_DATA_:
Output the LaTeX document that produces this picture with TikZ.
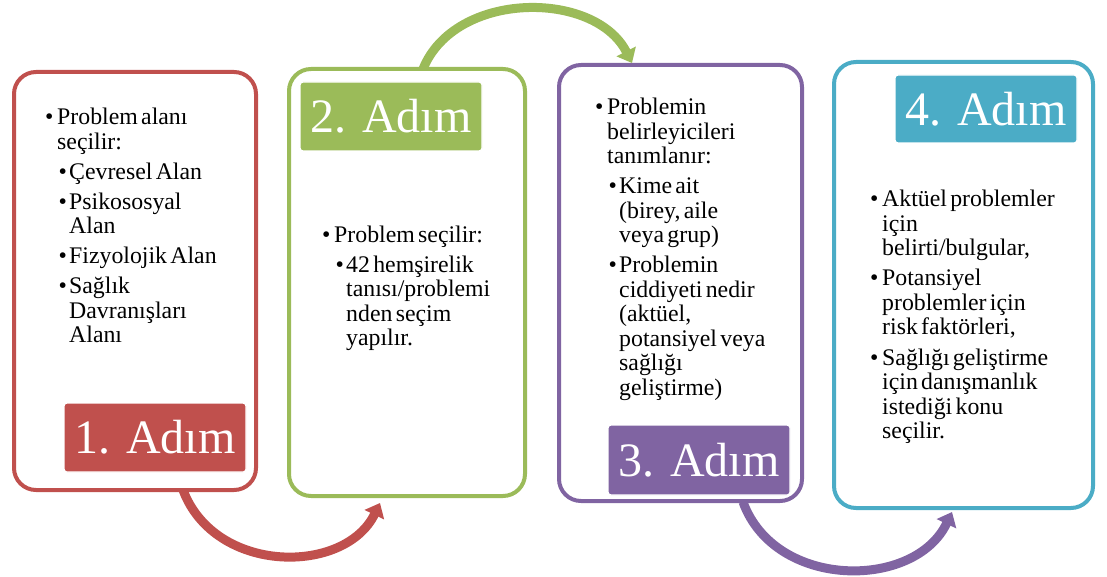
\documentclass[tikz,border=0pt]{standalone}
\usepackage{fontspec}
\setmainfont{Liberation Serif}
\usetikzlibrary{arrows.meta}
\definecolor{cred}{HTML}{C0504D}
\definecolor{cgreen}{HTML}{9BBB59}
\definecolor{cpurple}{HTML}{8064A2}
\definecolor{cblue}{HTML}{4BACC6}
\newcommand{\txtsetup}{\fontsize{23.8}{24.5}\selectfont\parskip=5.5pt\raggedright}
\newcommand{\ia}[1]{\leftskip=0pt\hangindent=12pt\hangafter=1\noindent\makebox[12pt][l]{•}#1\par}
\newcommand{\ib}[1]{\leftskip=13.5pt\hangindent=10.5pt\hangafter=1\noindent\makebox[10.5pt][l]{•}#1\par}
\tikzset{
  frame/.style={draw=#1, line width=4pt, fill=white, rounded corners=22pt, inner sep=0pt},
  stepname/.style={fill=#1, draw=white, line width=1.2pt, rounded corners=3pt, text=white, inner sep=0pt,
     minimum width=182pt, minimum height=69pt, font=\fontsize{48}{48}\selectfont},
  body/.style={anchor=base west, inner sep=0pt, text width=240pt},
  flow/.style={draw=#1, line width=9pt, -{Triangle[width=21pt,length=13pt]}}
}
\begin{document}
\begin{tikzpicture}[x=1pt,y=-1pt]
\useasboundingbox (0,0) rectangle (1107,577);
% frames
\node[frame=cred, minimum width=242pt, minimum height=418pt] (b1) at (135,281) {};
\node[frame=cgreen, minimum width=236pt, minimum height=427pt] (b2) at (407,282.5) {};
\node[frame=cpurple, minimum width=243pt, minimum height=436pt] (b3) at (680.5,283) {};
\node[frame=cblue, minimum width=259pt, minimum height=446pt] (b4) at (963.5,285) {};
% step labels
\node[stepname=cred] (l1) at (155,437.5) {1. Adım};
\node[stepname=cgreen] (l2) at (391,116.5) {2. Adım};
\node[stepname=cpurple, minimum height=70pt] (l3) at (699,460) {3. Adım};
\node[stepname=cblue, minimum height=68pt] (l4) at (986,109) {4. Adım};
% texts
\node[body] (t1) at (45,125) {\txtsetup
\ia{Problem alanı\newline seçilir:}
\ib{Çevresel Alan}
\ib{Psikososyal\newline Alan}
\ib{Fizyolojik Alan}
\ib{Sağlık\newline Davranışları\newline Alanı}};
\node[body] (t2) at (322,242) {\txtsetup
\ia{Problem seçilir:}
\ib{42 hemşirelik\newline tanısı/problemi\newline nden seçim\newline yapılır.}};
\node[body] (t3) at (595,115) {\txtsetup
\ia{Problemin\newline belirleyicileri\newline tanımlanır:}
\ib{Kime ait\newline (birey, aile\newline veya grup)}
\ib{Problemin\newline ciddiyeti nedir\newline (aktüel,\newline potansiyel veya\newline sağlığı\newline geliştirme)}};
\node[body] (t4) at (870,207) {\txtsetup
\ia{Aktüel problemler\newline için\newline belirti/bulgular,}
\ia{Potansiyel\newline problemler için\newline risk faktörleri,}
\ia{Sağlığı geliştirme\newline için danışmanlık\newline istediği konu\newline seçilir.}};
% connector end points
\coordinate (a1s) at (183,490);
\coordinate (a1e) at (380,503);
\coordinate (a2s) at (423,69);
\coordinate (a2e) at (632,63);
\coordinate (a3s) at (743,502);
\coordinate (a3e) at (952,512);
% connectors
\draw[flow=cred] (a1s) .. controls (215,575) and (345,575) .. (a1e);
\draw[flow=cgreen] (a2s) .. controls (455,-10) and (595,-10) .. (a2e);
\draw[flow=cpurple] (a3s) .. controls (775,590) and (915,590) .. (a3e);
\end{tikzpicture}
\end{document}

_THE TASK_: Every line above should be returned word for word, with the pictures left behind.

_OUTPUT BELOW_:
Output the LaTeX document that produces this picture with TikZ.
\documentclass[tikz,border=0pt]{standalone}
\usepackage{fontspec}
\setmainfont{Liberation Serif}
\usetikzlibrary{arrows.meta}
\definecolor{cred}{HTML}{C0504D}
\definecolor{cgreen}{HTML}{9BBB59}
\definecolor{cpurple}{HTML}{8064A2}
\definecolor{cblue}{HTML}{4BACC6}
\newcommand{\txtsetup}{\fontsize{23.8}{24.5}\selectfont\parskip=5.5pt\raggedright}
\newcommand{\ia}[1]{\leftskip=0pt\hangindent=12pt\hangafter=1\noindent\makebox[12pt][l]{•}#1\par}
\newcommand{\ib}[1]{\leftskip=13.5pt\hangindent=10.5pt\hangafter=1\noindent\makebox[10.5pt][l]{•}#1\par}
\tikzset{
  frame/.style={draw=#1, line width=4pt, fill=white, rounded corners=22pt, inner sep=0pt},
  stepname/.style={fill=#1, draw=white, line width=1.2pt, rounded corners=3pt, text=white, inner sep=0pt,
     minimum width=182pt, minimum height=69pt, font=\fontsize{48}{48}\selectfont},
  body/.style={anchor=base west, inner sep=0pt, text width=240pt},
  flow/.style={draw=#1, line width=9pt, -{Triangle[width=21pt,length=13pt]}}
}
\begin{document}
\begin{tikzpicture}[x=1pt,y=-1pt]
\useasboundingbox (0,0) rectangle (1107,577);
% frames
\node[frame=cred, minimum width=242pt, minimum height=418pt] (b1) at (135,281) {};
\node[frame=cgreen, minimum width=236pt, minimum height=427pt] (b2) at (407,282.5) {};
\node[frame=cpurple, minimum width=243pt, minimum height=436pt] (b3) at (680.5,283) {};
\node[frame=cblue, minimum width=259pt, minimum height=446pt] (b4) at (963.5,285) {};
% step labels
\node[stepname=cred] (l1) at (155,437.5) {1. Adım};
\node[stepname=cgreen] (l2) at (391,116.5) {2. Adım};
\node[stepname=cpurple, minimum height=70pt] (l3) at (699,460) {3. Adım};
\node[stepname=cblue, minimum height=68pt] (l4) at (986,109) {4. Adım};
% texts
\node[body] (t1) at (45,125) {\txtsetup
\ia{Problem alanı\newline seçilir:}
\ib{Çevresel Alan}
\ib{Psikososyal\newline Alan}
\ib{Fizyolojik Alan}
\ib{Sağlık\newline Davranışları\newline Alanı}};
\node[body] (t2) at (322,242) {\txtsetup
\ia{Problem seçilir:}
\ib{42 hemşirelik\newline tanısı/problemi\newline nden seçim\newline yapılır.}};
\node[body] (t3) at (595,115) {\txtsetup
\ia{Problemin\newline belirleyicileri\newline tanımlanır:}
\ib{Kime ait\newline (birey, aile\newline veya grup)}
\ib{Problemin\newline ciddiyeti nedir\newline (aktüel,\newline potansiyel veya\newline sağlığı\newline geliştirme)}};
\node[body] (t4) at (870,207) {\txtsetup
\ia{Aktüel problemler\newline için\newline belirti/bulgular,}
\ia{Potansiyel\newline problemler için\newline risk faktörleri,}
\ia{Sağlığı geliştirme\newline için danışmanlık\newline istediği konu\newline seçilir.}};
% connector end points
\coordinate (a1s) at (183,490);
\coordinate (a1e) at (380,503);
\coordinate (a2s) at (423,69);
\coordinate (a2e) at (632,63);
\coordinate (a3s) at (743,502);
\coordinate (a3e) at (952,512);
% connectors
\draw[flow=cred] (a1s) .. controls (215,575) and (345,575) .. (a1e);
\draw[flow=cgreen] (a2s) .. controls (455,-10) and (595,-10) .. (a2e);
\draw[flow=cpurple] (a3s) .. controls (775,590) and (915,590) .. (a3e);
\end{tikzpicture}
\end{document}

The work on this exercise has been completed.